— START OF Material provided —
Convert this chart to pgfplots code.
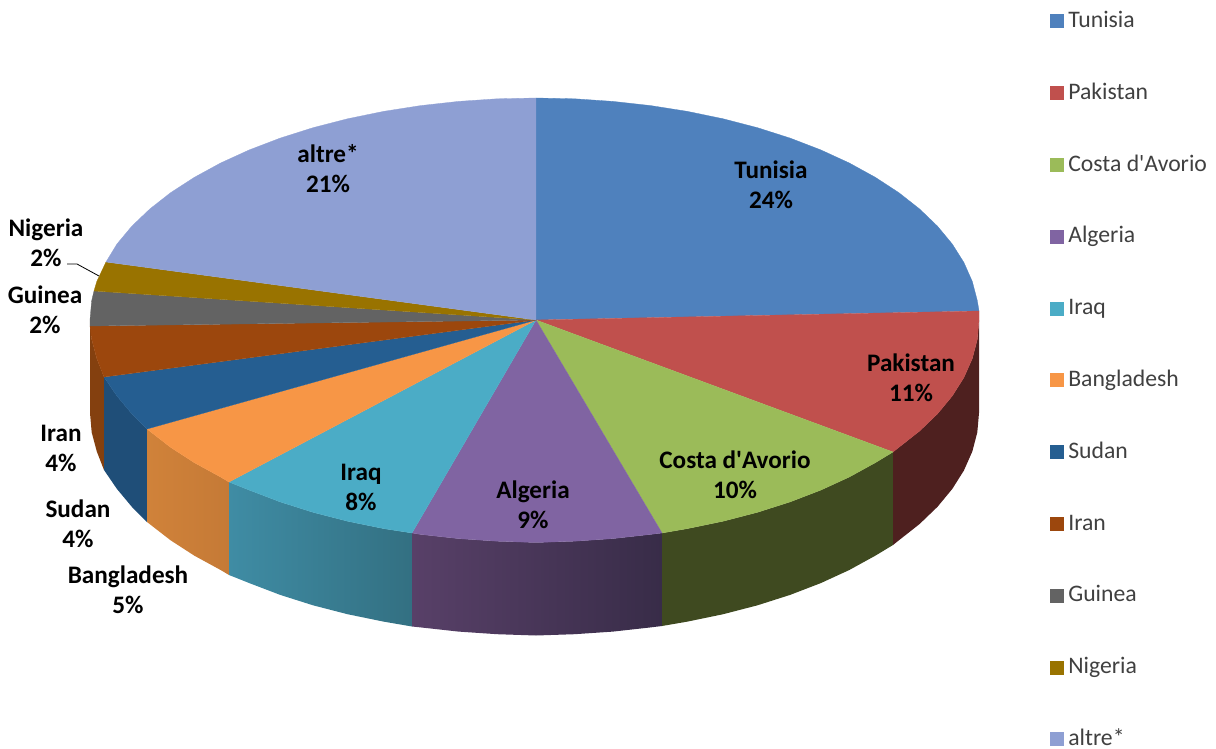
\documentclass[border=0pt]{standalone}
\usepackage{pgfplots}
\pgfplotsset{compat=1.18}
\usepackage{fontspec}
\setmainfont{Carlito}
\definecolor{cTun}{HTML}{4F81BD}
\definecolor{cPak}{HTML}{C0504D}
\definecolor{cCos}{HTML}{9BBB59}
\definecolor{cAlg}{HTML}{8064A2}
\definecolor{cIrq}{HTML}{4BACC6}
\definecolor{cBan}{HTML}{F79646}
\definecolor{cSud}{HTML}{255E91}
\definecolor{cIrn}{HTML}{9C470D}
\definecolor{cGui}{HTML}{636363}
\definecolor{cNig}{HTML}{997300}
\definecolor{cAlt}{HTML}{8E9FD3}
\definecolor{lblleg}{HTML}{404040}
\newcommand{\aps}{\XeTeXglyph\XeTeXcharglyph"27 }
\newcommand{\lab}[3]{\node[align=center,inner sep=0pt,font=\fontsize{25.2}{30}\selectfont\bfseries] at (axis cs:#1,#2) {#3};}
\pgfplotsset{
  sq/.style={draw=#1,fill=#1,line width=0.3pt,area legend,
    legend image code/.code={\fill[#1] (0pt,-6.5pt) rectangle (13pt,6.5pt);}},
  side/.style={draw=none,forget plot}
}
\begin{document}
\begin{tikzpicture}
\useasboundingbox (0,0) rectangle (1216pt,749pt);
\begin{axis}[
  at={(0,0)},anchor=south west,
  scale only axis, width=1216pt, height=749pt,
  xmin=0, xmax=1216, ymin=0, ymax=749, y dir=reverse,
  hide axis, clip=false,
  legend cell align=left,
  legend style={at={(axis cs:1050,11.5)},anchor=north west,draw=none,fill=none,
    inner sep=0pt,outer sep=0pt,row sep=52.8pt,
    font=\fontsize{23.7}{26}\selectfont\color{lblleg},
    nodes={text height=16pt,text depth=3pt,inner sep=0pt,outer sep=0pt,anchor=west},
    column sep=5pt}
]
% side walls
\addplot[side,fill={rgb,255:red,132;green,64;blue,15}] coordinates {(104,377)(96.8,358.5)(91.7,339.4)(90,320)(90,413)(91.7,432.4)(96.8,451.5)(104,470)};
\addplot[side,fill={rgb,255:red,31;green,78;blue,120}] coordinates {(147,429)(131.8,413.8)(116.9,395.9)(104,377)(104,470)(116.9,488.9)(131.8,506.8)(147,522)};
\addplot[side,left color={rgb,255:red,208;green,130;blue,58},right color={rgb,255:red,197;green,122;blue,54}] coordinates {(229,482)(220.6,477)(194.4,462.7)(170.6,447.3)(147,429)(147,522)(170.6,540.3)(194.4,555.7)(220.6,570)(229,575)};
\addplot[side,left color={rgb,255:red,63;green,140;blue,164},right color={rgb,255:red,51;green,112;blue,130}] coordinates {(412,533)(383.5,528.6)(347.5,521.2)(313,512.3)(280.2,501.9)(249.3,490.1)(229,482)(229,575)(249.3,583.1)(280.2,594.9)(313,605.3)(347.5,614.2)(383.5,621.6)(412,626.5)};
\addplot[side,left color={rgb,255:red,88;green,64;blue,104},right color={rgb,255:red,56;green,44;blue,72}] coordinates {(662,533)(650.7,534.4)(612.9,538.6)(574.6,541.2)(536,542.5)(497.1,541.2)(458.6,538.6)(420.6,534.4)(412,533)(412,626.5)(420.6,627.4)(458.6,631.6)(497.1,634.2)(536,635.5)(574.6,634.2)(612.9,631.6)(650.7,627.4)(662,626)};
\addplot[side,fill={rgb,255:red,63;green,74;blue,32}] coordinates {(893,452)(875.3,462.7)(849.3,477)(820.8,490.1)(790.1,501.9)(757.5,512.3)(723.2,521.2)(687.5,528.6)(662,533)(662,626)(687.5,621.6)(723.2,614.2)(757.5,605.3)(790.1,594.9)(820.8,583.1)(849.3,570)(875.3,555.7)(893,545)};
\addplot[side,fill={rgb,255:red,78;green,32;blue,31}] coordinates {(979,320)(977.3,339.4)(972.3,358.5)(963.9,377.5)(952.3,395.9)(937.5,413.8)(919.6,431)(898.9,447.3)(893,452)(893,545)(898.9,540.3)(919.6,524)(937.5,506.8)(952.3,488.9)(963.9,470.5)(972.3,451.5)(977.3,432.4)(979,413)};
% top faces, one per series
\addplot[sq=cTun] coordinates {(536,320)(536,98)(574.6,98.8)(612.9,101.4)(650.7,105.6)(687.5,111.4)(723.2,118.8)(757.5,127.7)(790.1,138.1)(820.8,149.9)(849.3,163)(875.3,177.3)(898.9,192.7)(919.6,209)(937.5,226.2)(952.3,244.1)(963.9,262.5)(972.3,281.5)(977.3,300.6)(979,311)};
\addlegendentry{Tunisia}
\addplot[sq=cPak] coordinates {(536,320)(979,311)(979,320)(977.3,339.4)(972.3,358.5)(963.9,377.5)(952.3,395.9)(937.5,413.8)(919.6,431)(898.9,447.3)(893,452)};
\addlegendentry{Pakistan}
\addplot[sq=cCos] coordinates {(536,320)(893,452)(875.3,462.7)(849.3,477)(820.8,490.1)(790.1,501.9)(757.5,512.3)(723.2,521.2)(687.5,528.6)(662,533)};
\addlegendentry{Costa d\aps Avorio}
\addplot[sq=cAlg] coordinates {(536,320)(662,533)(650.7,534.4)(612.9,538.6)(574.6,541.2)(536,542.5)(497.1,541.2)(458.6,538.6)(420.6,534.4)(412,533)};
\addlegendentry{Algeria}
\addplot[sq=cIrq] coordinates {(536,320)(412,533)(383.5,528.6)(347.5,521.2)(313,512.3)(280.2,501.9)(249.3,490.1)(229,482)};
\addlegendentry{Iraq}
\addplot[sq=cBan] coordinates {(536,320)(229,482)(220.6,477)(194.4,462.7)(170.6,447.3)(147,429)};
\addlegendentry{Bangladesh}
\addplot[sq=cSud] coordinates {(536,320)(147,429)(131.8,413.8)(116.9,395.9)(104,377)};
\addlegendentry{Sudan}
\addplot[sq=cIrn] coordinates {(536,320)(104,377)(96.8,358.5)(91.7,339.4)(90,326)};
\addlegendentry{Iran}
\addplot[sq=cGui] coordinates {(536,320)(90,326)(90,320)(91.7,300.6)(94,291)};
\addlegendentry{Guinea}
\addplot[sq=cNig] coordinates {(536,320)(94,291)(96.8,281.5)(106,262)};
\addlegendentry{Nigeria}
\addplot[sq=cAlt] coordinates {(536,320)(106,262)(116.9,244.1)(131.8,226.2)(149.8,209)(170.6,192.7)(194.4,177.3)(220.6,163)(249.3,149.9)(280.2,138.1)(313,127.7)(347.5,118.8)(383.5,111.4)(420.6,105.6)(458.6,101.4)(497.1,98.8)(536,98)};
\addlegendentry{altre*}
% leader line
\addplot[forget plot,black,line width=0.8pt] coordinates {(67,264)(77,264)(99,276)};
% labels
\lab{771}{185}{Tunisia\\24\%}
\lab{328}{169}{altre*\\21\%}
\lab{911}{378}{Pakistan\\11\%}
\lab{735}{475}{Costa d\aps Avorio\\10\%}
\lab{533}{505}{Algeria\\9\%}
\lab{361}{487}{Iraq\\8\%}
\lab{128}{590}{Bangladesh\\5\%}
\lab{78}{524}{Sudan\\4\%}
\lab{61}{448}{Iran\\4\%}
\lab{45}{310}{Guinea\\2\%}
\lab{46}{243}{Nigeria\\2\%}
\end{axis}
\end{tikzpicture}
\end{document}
— END OF Material provided —
Instructions for the task
Repeat the listing in full and exactly. Do not include any images.

Exercise result
Convert this chart to pgfplots code.
\documentclass[border=0pt]{standalone}
\usepackage{pgfplots}
\pgfplotsset{compat=1.18}
\usepackage{fontspec}
\setmainfont{Carlito}
\definecolor{cTun}{HTML}{4F81BD}
\definecolor{cPak}{HTML}{C0504D}
\definecolor{cCos}{HTML}{9BBB59}
\definecolor{cAlg}{HTML}{8064A2}
\definecolor{cIrq}{HTML}{4BACC6}
\definecolor{cBan}{HTML}{F79646}
\definecolor{cSud}{HTML}{255E91}
\definecolor{cIrn}{HTML}{9C470D}
\definecolor{cGui}{HTML}{636363}
\definecolor{cNig}{HTML}{997300}
\definecolor{cAlt}{HTML}{8E9FD3}
\definecolor{lblleg}{HTML}{404040}
\newcommand{\aps}{\XeTeXglyph\XeTeXcharglyph"27 }
\newcommand{\lab}[3]{\node[align=center,inner sep=0pt,font=\fontsize{25.2}{30}\selectfont\bfseries] at (axis cs:#1,#2) {#3};}
\pgfplotsset{
  sq/.style={draw=#1,fill=#1,line width=0.3pt,area legend,
    legend image code/.code={\fill[#1] (0pt,-6.5pt) rectangle (13pt,6.5pt);}},
  side/.style={draw=none,forget plot}
}
\begin{document}
\begin{tikzpicture}
\useasboundingbox (0,0) rectangle (1216pt,749pt);
\begin{axis}[
  at={(0,0)},anchor=south west,
  scale only axis, width=1216pt, height=749pt,
  xmin=0, xmax=1216, ymin=0, ymax=749, y dir=reverse,
  hide axis, clip=false,
  legend cell align=left,
  legend style={at={(axis cs:1050,11.5)},anchor=north west,draw=none,fill=none,
    inner sep=0pt,outer sep=0pt,row sep=52.8pt,
    font=\fontsize{23.7}{26}\selectfont\color{lblleg},
    nodes={text height=16pt,text depth=3pt,inner sep=0pt,outer sep=0pt,anchor=west},
    column sep=5pt}
]
% side walls
\addplot[side,fill={rgb,255:red,132;green,64;blue,15}] coordinates {(104,377)(96.8,358.5)(91.7,339.4)(90,320)(90,413)(91.7,432.4)(96.8,451.5)(104,470)};
\addplot[side,fill={rgb,255:red,31;green,78;blue,120}] coordinates {(147,429)(131.8,413.8)(116.9,395.9)(104,377)(104,470)(116.9,488.9)(131.8,506.8)(147,522)};
\addplot[side,left color={rgb,255:red,208;green,130;blue,58},right color={rgb,255:red,197;green,122;blue,54}] coordinates {(229,482)(220.6,477)(194.4,462.7)(170.6,447.3)(147,429)(147,522)(170.6,540.3)(194.4,555.7)(220.6,570)(229,575)};
\addplot[side,left color={rgb,255:red,63;green,140;blue,164},right color={rgb,255:red,51;green,112;blue,130}] coordinates {(412,533)(383.5,528.6)(347.5,521.2)(313,512.3)(280.2,501.9)(249.3,490.1)(229,482)(229,575)(249.3,583.1)(280.2,594.9)(313,605.3)(347.5,614.2)(383.5,621.6)(412,626.5)};
\addplot[side,left color={rgb,255:red,88;green,64;blue,104},right color={rgb,255:red,56;green,44;blue,72}] coordinates {(662,533)(650.7,534.4)(612.9,538.6)(574.6,541.2)(536,542.5)(497.1,541.2)(458.6,538.6)(420.6,534.4)(412,533)(412,626.5)(420.6,627.4)(458.6,631.6)(497.1,634.2)(536,635.5)(574.6,634.2)(612.9,631.6)(650.7,627.4)(662,626)};
\addplot[side,fill={rgb,255:red,63;green,74;blue,32}] coordinates {(893,452)(875.3,462.7)(849.3,477)(820.8,490.1)(790.1,501.9)(757.5,512.3)(723.2,521.2)(687.5,528.6)(662,533)(662,626)(687.5,621.6)(723.2,614.2)(757.5,605.3)(790.1,594.9)(820.8,583.1)(849.3,570)(875.3,555.7)(893,545)};
\addplot[side,fill={rgb,255:red,78;green,32;blue,31}] coordinates {(979,320)(977.3,339.4)(972.3,358.5)(963.9,377.5)(952.3,395.9)(937.5,413.8)(919.6,431)(898.9,447.3)(893,452)(893,545)(898.9,540.3)(919.6,524)(937.5,506.8)(952.3,488.9)(963.9,470.5)(972.3,451.5)(977.3,432.4)(979,413)};
% top faces, one per series
\addplot[sq=cTun] coordinates {(536,320)(536,98)(574.6,98.8)(612.9,101.4)(650.7,105.6)(687.5,111.4)(723.2,118.8)(757.5,127.7)(790.1,138.1)(820.8,149.9)(849.3,163)(875.3,177.3)(898.9,192.7)(919.6,209)(937.5,226.2)(952.3,244.1)(963.9,262.5)(972.3,281.5)(977.3,300.6)(979,311)};
\addlegendentry{Tunisia}
\addplot[sq=cPak] coordinates {(536,320)(979,311)(979,320)(977.3,339.4)(972.3,358.5)(963.9,377.5)(952.3,395.9)(937.5,413.8)(919.6,431)(898.9,447.3)(893,452)};
\addlegendentry{Pakistan}
\addplot[sq=cCos] coordinates {(536,320)(893,452)(875.3,462.7)(849.3,477)(820.8,490.1)(790.1,501.9)(757.5,512.3)(723.2,521.2)(687.5,528.6)(662,533)};
\addlegendentry{Costa d\aps Avorio}
\addplot[sq=cAlg] coordinates {(536,320)(662,533)(650.7,534.4)(612.9,538.6)(574.6,541.2)(536,542.5)(497.1,541.2)(458.6,538.6)(420.6,534.4)(412,533)};
\addlegendentry{Algeria}
\addplot[sq=cIrq] coordinates {(536,320)(412,533)(383.5,528.6)(347.5,521.2)(313,512.3)(280.2,501.9)(249.3,490.1)(229,482)};
\addlegendentry{Iraq}
\addplot[sq=cBan] coordinates {(536,320)(229,482)(220.6,477)(194.4,462.7)(170.6,447.3)(147,429)};
\addlegendentry{Bangladesh}
\addplot[sq=cSud] coordinates {(536,320)(147,429)(131.8,413.8)(116.9,395.9)(104,377)};
\addlegendentry{Sudan}
\addplot[sq=cIrn] coordinates {(536,320)(104,377)(96.8,358.5)(91.7,339.4)(90,326)};
\addlegendentry{Iran}
\addplot[sq=cGui] coordinates {(536,320)(90,326)(90,320)(91.7,300.6)(94,291)};
\addlegendentry{Guinea}
\addplot[sq=cNig] coordinates {(536,320)(94,291)(96.8,281.5)(106,262)};
\addlegendentry{Nigeria}
\addplot[sq=cAlt] coordinates {(536,320)(106,262)(116.9,244.1)(131.8,226.2)(149.8,209)(170.6,192.7)(194.4,177.3)(220.6,163)(249.3,149.9)(280.2,138.1)(313,127.7)(347.5,118.8)(383.5,111.4)(420.6,105.6)(458.6,101.4)(497.1,98.8)(536,98)};
\addlegendentry{altre*}
% leader line
\addplot[forget plot,black,line width=0.8pt] coordinates {(67,264)(77,264)(99,276)};
% labels
\lab{771}{185}{Tunisia\\24\%}
\lab{328}{169}{altre*\\21\%}
\lab{911}{378}{Pakistan\\11\%}
\lab{735}{475}{Costa d\aps Avorio\\10\%}
\lab{533}{505}{Algeria\\9\%}
\lab{361}{487}{Iraq\\8\%}
\lab{128}{590}{Bangladesh\\5\%}
\lab{78}{524}{Sudan\\4\%}
\lab{61}{448}{Iran\\4\%}
\lab{45}{310}{Guinea\\2\%}
\lab{46}{243}{Nigeria\\2\%}
\end{axis}
\end{tikzpicture}
\end{document}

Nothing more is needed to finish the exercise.